Ce sont eux qui, « appelés par Jésus », montent avec lui sur la haute montagne, la montagne de la révélation de Dieu qui est identifiée, à partir du IIe siècle (voir Évangile des Hébreux, cité par Origène dans ses Homélies sur Jérémie XV,4,21), avec le mont Tabor, par ailleurs déjà mentionné par le Ps 89,13. Oui, on trouve dans cette montée sur la montagne l'écho de tous les récits vétéro-testamentaires de théophanie, de révélation de Dieu: on y retrouve la montagne du Sinaï et de l'Horeb, qui sont une unique montagne (voir Ex 3,1), qu'a gravie Moïse et dont il est redescendu (voir Ex 19-34), de même qu'Élie (voir R 19,1-18); « la montagne de la maison du Seigneur, élevée au-dessus des collines » (Is 2,2; Mi 4,1)…
Cette montée, dont Marc et Matthieu soulignent qu'elle est orientée vers « un lieu à l'écart » (voir Mc 9,2; Mt 17,1) et pour laquelle Luc spécifie que la prière est son but (voir Lc 9,28), apparaît donc dirigée vers un événement important, lors duquel les disciples bénéficieront d'une révélation faite par Dieu, une révélation qui concerne leur maître, confessé peu auparavant par Pierre comme Christ-Messie (voir Mc 8,29 et par.). Et voici alors, tandis que Jésus est en prière, qu'il « fut transfiguré » (passif divin metemorphóte: Mc 9,2; Mt 17,2), qu'il subit un changement de forme dans ses vêtement et dans son corps. Craignant que les lecteurs de l'évangile comprennent cet événement comme un mythe, une métamorphose suivant le modèle des rites païens grecs, Luc préfére employer une expression plus neutre: « l'aspect de son visage devint autre » (Lc 9,29). Nous mesurons ici combien l'événement est en réalité inexprimable et le langage des évangélistes inadéquat: Matthieu parle de « vêtements blancs comme la lumière », Marc les décrit « resplendissants, d'une telle blancheur qu'aucun foulon sur la terre ne peut blanchir de la sorte », Luc les définit « fulgurants ». Les trois récits tentent donc de décrire la lumière de ces vêtements, n'oubliant certes pas que la lumière est le manteau dont se revêt Dieu (voir Ps 104,2). Mais en profondeur, la source de cette lumière est Jésus lui-même: voici pourquoi le corps de Jésus fut transfiguré (Mc et Mt), son visage brilla comme le soleil (Mt) et l'aspect de son visage devient autre (Lc).

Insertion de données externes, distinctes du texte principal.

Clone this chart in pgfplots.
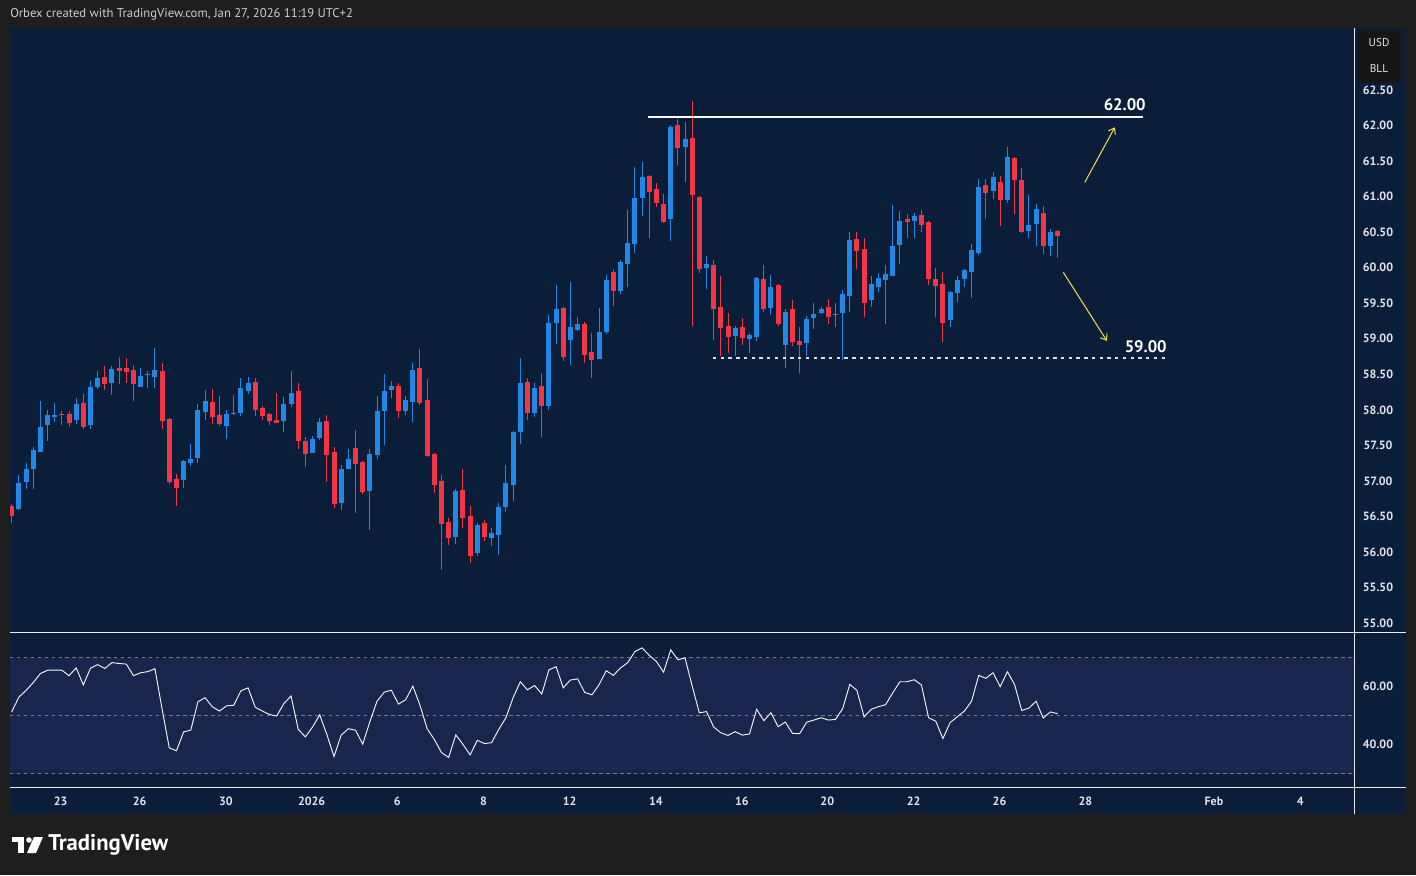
\documentclass[border=0pt]{standalone}
\usepackage{fontspec}
\setmainfont{PT Sans}
\usepackage{pgfplots}
\usepackage{pgfplotstable}
\pgfplotsset{compat=1.18}
\usetikzlibrary{arrows.meta}

\definecolor{outerbg}{RGB}{30,30,30}
\definecolor{navy}{RGB}{10,30,58}
\definecolor{rsiband}{RGB}{24,38,78}
\definecolor{upc}{RGB}{33,137,229}
\definecolor{dnc}{RGB}{242,54,69}
\definecolor{txt}{RGB}{225,228,235}
\definecolor{toptxt}{RGB}{205,205,205}
\definecolor{dashg}{RGB}{120,124,134}
\definecolor{yel}{RGB}{228,216,72}
\definecolor{sepc}{RGB}{235,235,235}
\definecolor{boxc}{RGB}{22,22,22}

\pgfplotstableread{
i o h l c
2 56.60 57.08 56.59 56.97
3 56.99 57.25 56.89 57.17
4 57.17 57.48 56.89 57.43
5 57.40 58.12 57.40 57.76
6 57.78 58.00 57.56 57.93
7 57.90 58.09 57.83 57.93
10 57.85 58.16 57.80 58.08
12 57.78 58.40 57.73 58.32
13 58.32 58.54 58.29 58.45
15 58.38 58.62 58.21 58.57
19 58.32 58.59 58.32 58.47
20 58.49 58.54 58.31 58.50
21 58.46 58.87 58.31 58.56
25 57.01 57.29 56.90 57.28
26 57.25 57.52 57.21 57.31
27 57.32 58.08 57.25 58.00
28 57.97 58.28 57.86 58.12
31 57.77 58.00 57.59 57.94
32 57.95 58.21 57.93 57.96
33 57.95 58.45 57.91 58.31
34 58.26 58.46 58.22 58.38
39 57.84 58.18 57.69 58.08
40 58.08 58.54 58.04 58.24
43 57.39 57.63 57.39 57.59
44 57.60 57.88 57.58 57.83
47 56.69 57.22 56.59 57.17
48 57.17 57.45 57.17 57.31
51 56.86 57.45 56.31 57.38
52 57.36 58.19 57.31 57.98
53 57.98 58.50 57.50 58.26
54 58.28 58.40 58.16 58.33
56 57.98 58.19 57.93 58.14
57 58.11 58.66 57.83 58.56
63 56.21 56.88 56.11 56.86
66 55.98 56.41 55.94 56.38
68 56.20 56.34 56.08 56.27
69 56.24 56.69 55.96 56.63
70 56.63 57.22 56.56 56.97
71 56.94 57.70 56.72 57.69
72 57.69 58.73 57.52 58.38
74 57.95 58.38 57.90 58.31
76 58.05 59.33 58.00 59.22
77 59.22 59.76 58.93 59.42
79 58.98 59.80 58.63 59.17
80 59.12 59.31 59.11 59.21
83 58.72 59.43 58.72 59.10
84 59.10 59.90 59.07 59.83
86 59.67 60.11 59.63 60.08
87 60.05 60.81 59.73 60.35
88 60.33 61.42 60.21 60.98
89 60.98 61.49 60.73 61.28
93 60.68 62.01 60.38 61.98
95 61.70 62.05 61.21 61.81
98 59.99 60.16 59.70 60.05
102 59.04 59.18 58.76 59.15
104 58.99 59.08 58.80 59.05
105 59.02 59.87 58.97 59.85
107 59.43 59.90 59.33 59.73
109 58.91 59.42 58.59 59.38
112 58.94 59.32 58.76 59.28
113 59.29 59.50 59.14 59.35
114 59.36 59.45 59.35 59.42
116 59.34 59.50 59.17 59.35
117 59.36 59.69 58.70 59.63
118 59.60 60.50 59.38 60.39
121 59.55 59.88 59.45 59.77
122 59.73 59.93 59.66 59.86
123 59.83 60.04 59.21 59.91
124 59.88 60.88 59.88 60.31
125 60.32 60.80 60.05 60.66
127 60.66 60.77 60.42 60.73
132 59.26 59.67 59.17 59.66
133 59.65 59.88 59.52 59.83
134 59.84 59.98 59.73 59.97
135 59.94 60.33 59.57 60.25
136 60.21 61.25 60.18 61.14
138 61.08 61.35 60.97 61.28
140 60.95 61.70 60.91 61.56
143 60.52 61.02 60.42 60.60
144 60.61 60.90 60.30 60.82
146 60.30 60.54 60.16 60.50
}\uptab

\pgfplotstableread{
i o h l c
1 56.65 56.67 56.41 56.51
8 57.94 57.98 57.79 57.93
9 57.94 57.98 57.76 57.81
11 58.09 58.22 57.73 57.76
14 58.46 58.62 58.28 58.36
16 58.59 58.74 58.36 58.55
17 58.59 58.73 58.38 58.53
18 58.56 58.63 58.12 58.36
22 58.54 58.66 57.73 57.84
23 57.87 57.88 56.96 56.98
24 57.02 57.10 56.65 56.90
29 58.11 58.29 57.80 57.90
30 57.93 58.19 57.77 57.80
35 58.39 58.45 57.91 58.00
36 58.03 58.05 57.86 57.91
37 57.94 57.95 57.79 57.84
38 57.86 58.24 57.81 57.82
41 58.26 58.38 57.45 57.56
42 57.56 57.62 57.20 57.38
45 57.84 57.93 56.99 57.36
46 57.41 57.48 56.62 56.67
49 57.46 57.71 56.55 57.24
50 57.26 57.28 56.81 56.84
55 58.33 58.38 57.88 57.98
58 58.59 58.85 58.07 58.09
59 58.14 58.43 57.34 57.35
60 57.38 57.39 56.83 56.94
61 57.00 57.08 55.75 56.39
62 56.42 56.48 56.10 56.20
64 56.87 57.17 56.34 56.48
65 56.50 56.64 55.84 55.94
67 56.41 56.45 56.15 56.21
73 58.39 58.45 57.85 57.95
75 58.34 58.52 57.62 58.05
78 59.43 59.45 58.69 58.74
81 59.21 59.24 58.66 58.77
82 58.81 59.08 58.45 58.70
85 59.94 59.98 59.46 59.67
90 61.29 61.30 60.42 61.07
91 61.11 61.19 60.85 60.91
92 60.90 61.04 60.63 60.64
94 62.01 62.09 61.44 61.68
96 61.82 62.35 59.18 61.02
97 60.99 61.01 59.92 59.98
99 60.04 60.11 58.98 59.42
100 59.45 59.88 58.76 59.15
101 59.18 59.36 58.80 59.02
103 59.17 59.29 58.91 59.01
106 59.84 60.04 59.38 59.42
108 59.76 59.77 59.18 59.21
110 59.42 59.55 58.90 58.95
111 58.97 59.17 58.52 58.91
115 59.45 59.56 59.21 59.31
119 60.40 60.50 59.98 60.24
120 60.26 60.42 59.31 59.50
126 60.69 60.76 60.42 60.64
128 60.74 60.81 60.50 60.60
129 60.64 60.65 59.76 59.84
130 59.84 60.00 59.31 59.74
131 59.77 59.94 58.95 59.22
137 61.16 61.25 60.69 61.05
139 61.20 61.29 60.59 60.95
141 61.54 61.55 60.76 61.23
142 61.23 61.40 60.49 60.50
145 60.77 60.87 60.19 60.31
147 60.52 60.53 60.14 60.45
}\dntab

\pgfplotstableread{
i r
1 51.3
2 56.4
3 58.7
4 61.4
5 64.5
6 65.7
7 65.7
8 65.7
9 63.8
10 66.5
11 60.6
12 66.4
13 67.6
14 66.3
15 68.3
16 68.0
17 67.8
18 63.8
19 64.8
20 65.2
21 66.2
22 52.2
23 38.9
24 37.9
25 44.4
26 45.0
27 54.8
28 56.2
29 53.1
30 51.6
31 53.4
32 53.6
33 58.6
34 59.6
35 52.9
36 51.6
37 50.4
38 49.9
39 54.2
40 56.8
41 45.3
42 42.7
43 46.1
44 50.3
45 43.5
46 35.9
47 43.3
48 45.5
49 45.0
50 40.2
51 47.9
52 55.0
53 58.1
54 58.8
55 54.0
56 55.5
57 60.2
58 53.6
59 45.5
60 41.8
61 37.3
62 35.6
63 43.4
64 40.1
65 36.5
66 41.5
67 40.4
68 40.7
69 45.3
70 49.3
71 56.2
72 61.7
73 58.9
74 60.4
75 57.5
76 65.8
77 66.9
78 59.6
79 62.3
80 62.7
81 58.0
82 57.2
83 60.7
84 65.5
85 63.9
86 66.5
87 68.3
88 72.1
89 73.4
90 70.8
91 68.7
92 65.0
93 72.7
94 69.3
95 69.9
96 60.2
97 51.0
98 51.4
99 46.1
100 44.1
101 43.2
102 44.5
103 43.3
104 43.7
105 52.2
106 48.3
107 51.0
108 46.2
109 47.8
110 43.9
111 43.8
112 47.8
113 48.5
114 49.3
115 48.5
116 48.7
117 52.4
118 60.8
119 58.7
120 49.6
121 52.2
122 53.1
123 53.8
124 57.9
125 61.7
126 61.7
127 62.4
128 60.6
129 49.3
130 48.1
131 42.1
132 47.6
133 49.6
134 51.6
135 55.0
136 63.9
137 62.9
138 64.8
139 60.0
140 65.2
141 60.8
142 51.8
143 52.6
144 55.0
145 49.2
146 51.3
147 50.7
}\rsitab

\pgfplotsset{
  tvaxis/.style={
    scale only axis, width=1008pt,
    xmin=0.763, xmax=188.39,
    axis line style={draw=none},
    tick style={draw=none}, major tick length=0pt,
    ticklabel style={font=\bfseries\fontsize{9}{10}\selectfont, text=txt},
    /pgf/number format/assume math mode=true,
    clip=true,
  },
  wick/.style={draw=none, mark=none, forget plot,
    error bars/.cd, y dir=plus, y explicit, error mark=none,
    error bar style={line width=0.75pt, draw=#1, solid}},
  body/.style={draw=none, mark=none, forget plot,
    error bars/.cd, y dir=plus, y explicit, error mark=none,
    error bar style={line width=3.75pt, draw=#1, solid}},
}

\begin{document}
\begin{tikzpicture}
\begin{scope}[x=0.75pt, y=0.75pt]
\fill[outerbg] (0,0) rectangle (1416,875);
\fill[navy] (10,61) rectangle (1406,847);
\end{scope}

% price panel: bottom-left corner at px (10, 632) -> (7.5pt, 182.25pt)
\begin{axis}[tvaxis, at={(7.5pt,182.25pt)}, anchor=south west, height=453pt,
  ymin=54.874, ymax=63.372, xtick=\empty,
  ytick={55,55.5,56,56.5,57,57.5,58,58.5,59,59.5,60,60.5,61,61.5,62,62.5},
  yticklabel pos=right,
  yticklabel style={anchor=center, xshift=18pt, /pgf/number format/.cd, fixed, fixed zerofill, precision=2}]
\addplot[wick=upc] table[x=i, y=l, y error plus expr=\thisrow{h}-\thisrow{l}] {\uptab};
\addplot[body=upc] table[x=i, y=o, y error plus expr=\thisrow{c}-\thisrow{o}] {\uptab};
\addplot[wick=dnc] table[x=i, y=l, y error plus expr=\thisrow{h}-\thisrow{l}] {\dntab};
\addplot[body=dnc] table[x=i, y=c, y error plus expr=\thisrow{o}-\thisrow{c}] {\dntab};
\draw[white, line width=1pt] (axis cs:89.83,62.12) -- (axis cs:158.9,62.12);
\node[font=\bfseries\fontsize{12.5}{13}\selectfont, text=white] at (axis cs:156.38,62.289) {62.00};
\draw[white!75!gray, line width=1pt, dash pattern=on 2.5pt off 3.3pt] (axis cs:98.9,58.73) -- (axis cs:162.4,58.73);
\node[font=\bfseries\fontsize{12.5}{13}\selectfont, text=white] at (axis cs:159.31,58.888) {59.00};
\draw[yel, line width=0.8pt, -{Straight Barb[length=4pt,width=6pt]}] (axis cs:150.8,61.20) -- (axis cs:155.0,61.975);
\draw[yel, line width=0.8pt, -{Straight Barb[length=4pt,width=6pt]}] (axis cs:147.8,59.935) -- (axis cs:153.9,58.97);
\end{axis}

% RSI panel: bottom-left corner at px (10, 787) -> (7.5pt, 66pt)
\begin{axis}[tvaxis, at={(7.5pt,66pt)}, anchor=south west, height=116.25pt,
  ymin=25.41, ymax=78.86,
  xtick={7.84,18.87,30.90,42.87,54.83,66.87,78.89,90.92,102.94,114.86,126.91,138.90,150.88,168.83,180.88},
  xticklabels={23,26,30,2026,6,8,12,14,16,20,22,26,28,Feb,4},
  xticklabel style={anchor=center, yshift=-10.5pt},
  ytick={40,60}, yticklabel pos=right,
  yticklabel style={anchor=center, xshift=18pt, /pgf/number format/.cd, fixed, fixed zerofill, precision=2}]
\fill[rsiband] (axis cs:0.763,30) rectangle (axis cs:188.39,70);
\draw[dashg, line width=0.75pt, dash pattern=on 2.6pt off 2.6pt] (axis cs:0.763,70) -- (axis cs:188.39,70);
\draw[dashg, line width=0.75pt, dash pattern=on 2.6pt off 2.6pt] (axis cs:0.763,50) -- (axis cs:188.39,50);
\draw[dashg, line width=0.75pt, dash pattern=on 2.6pt off 2.6pt] (axis cs:0.763,30) -- (axis cs:188.39,30);
\addplot[color=white!92!gray, line width=0.7pt, mark=none] table[x=i, y=r] {\rsitab};
\end{axis}

\begin{scope}[x=0.75pt, y=0.75pt]
% separators
\draw[sepc, line width=0.75pt] (10,243) -- (1406,243);
\draw[sepc, line width=0.75pt] (10,88) -- (1406,88);
\draw[sepc, line width=0.75pt] (1354,61) -- (1354,847);

% header text
\node[anchor=west, inner sep=0pt, text=toptxt, font=\fontsize{9.5}{10}\selectfont] at (10,861) {Orbex created with TradingView.com, Jan 27, 2026 11:19 UTC+2};

% currency box
\fill[boxc, rounded corners=4pt] (1357,792) rectangle (1401,845);
\node[text=txt, font=\fontsize{8.5}{9}\selectfont] at (1379,832) {USD};
\node[text=txt, font=\fontsize{8.5}{9}\selectfont] at (1379,806) {BLL};

% logo
\fill[white] (12,38) rectangle (24,33);
\fill[white] (18,38) rectangle (24,22);
\fill[white] (29,35) circle (2.8);
\fill[white] (34,38) -- (43,38) -- (36,22) -- (27,22) -- cycle;
\node[anchor=west, inner sep=0pt, text=white, font=\bfseries\fontsize{17}{19}\selectfont] at (48,30) {TradingView};

\pgfresetboundingbox
\path[use as bounding box] (0,0) rectangle (1416,875);
\end{scope}
\end{tikzpicture}
\end{document}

Au lieu du corps et du visage humains et quotidiens de Jésus, comme les disciples les connaissaient, la transformation fournit la vision d'un visage autre, lumineux, un visage transfiguré par une action qui ne pouvait être que divine. Paul confessait dans l'hymne de la lettre aux Philippiens:
« Celui qui était dans la forme de Dieu (en morphê theoû)
ne considéra pas une possession jalouse
son égalité avec Dieu.
Mais il se vida soi-même,
prenant la forme d'esclave (morphè doúlou),
devenant semblable aux hommes,
reconnu dans la forme comme homme » (Ph 2,6-7).
Or dans la transfiguration celui qui avait « la forme d'esclave » reprend sa « forme de Dieu » et resplendit de lumière divine. Origène déjà avait observé que la transfiguration rappelle ce texte que nous venons de citer. Il écrit:
« Tu tentes de savoir si les disciples, quand Jésus se transfigura devant ceux qu'il avait fait monter sur une haute montagne, virent Jésus sous la forme de Dieu, qui était sa première forme, puisque il avait pris ici-bas la forme d'esclave? Et bien écoute ces mots, si tu es capable, en un sens spirituel, et remarque qu'il n'est pas dit seulement « il fut transfiguré », mais « il fut transfiguré devant eux », comme le disent Matthieu et Marc. Tu concluras donc qu'il est possible que Jésus soit transfiguré devant certains et qu'il ne le soit pas devant d'autres » (Commentaire sur Matthieu XII,37,1-21 [sur Mt 17,2]).
Quelque chose de la gloire, de la lumière de Dieu resplendit en Jésus, pour autant qu'il était possible aux disciples de le voir: Jésus apparaît sous la forme d'un des « justes resplendissant comme le soleil dans le Royaume de leur Père » (voir Mt 13,43), comme il l'avait lui-même révélé; il apparaît comme un des saints doctes « resplendissant comme la splendeur du firmament, comme les étoiles, pour toute l'éternité » (Dn 12,3). Ce qui se produit est donc une véritable christophanie, voire une théophanie, comme celles que présente l'Ancien Testament et dont bénéficièrent Moïse (voir Ez 3,1-15; 34,5-28), Élie (voir 1R 19,18) et les autres prophètes, surtout Isaïe (voir Is 6) et Ézéchiel (voir Ez 1).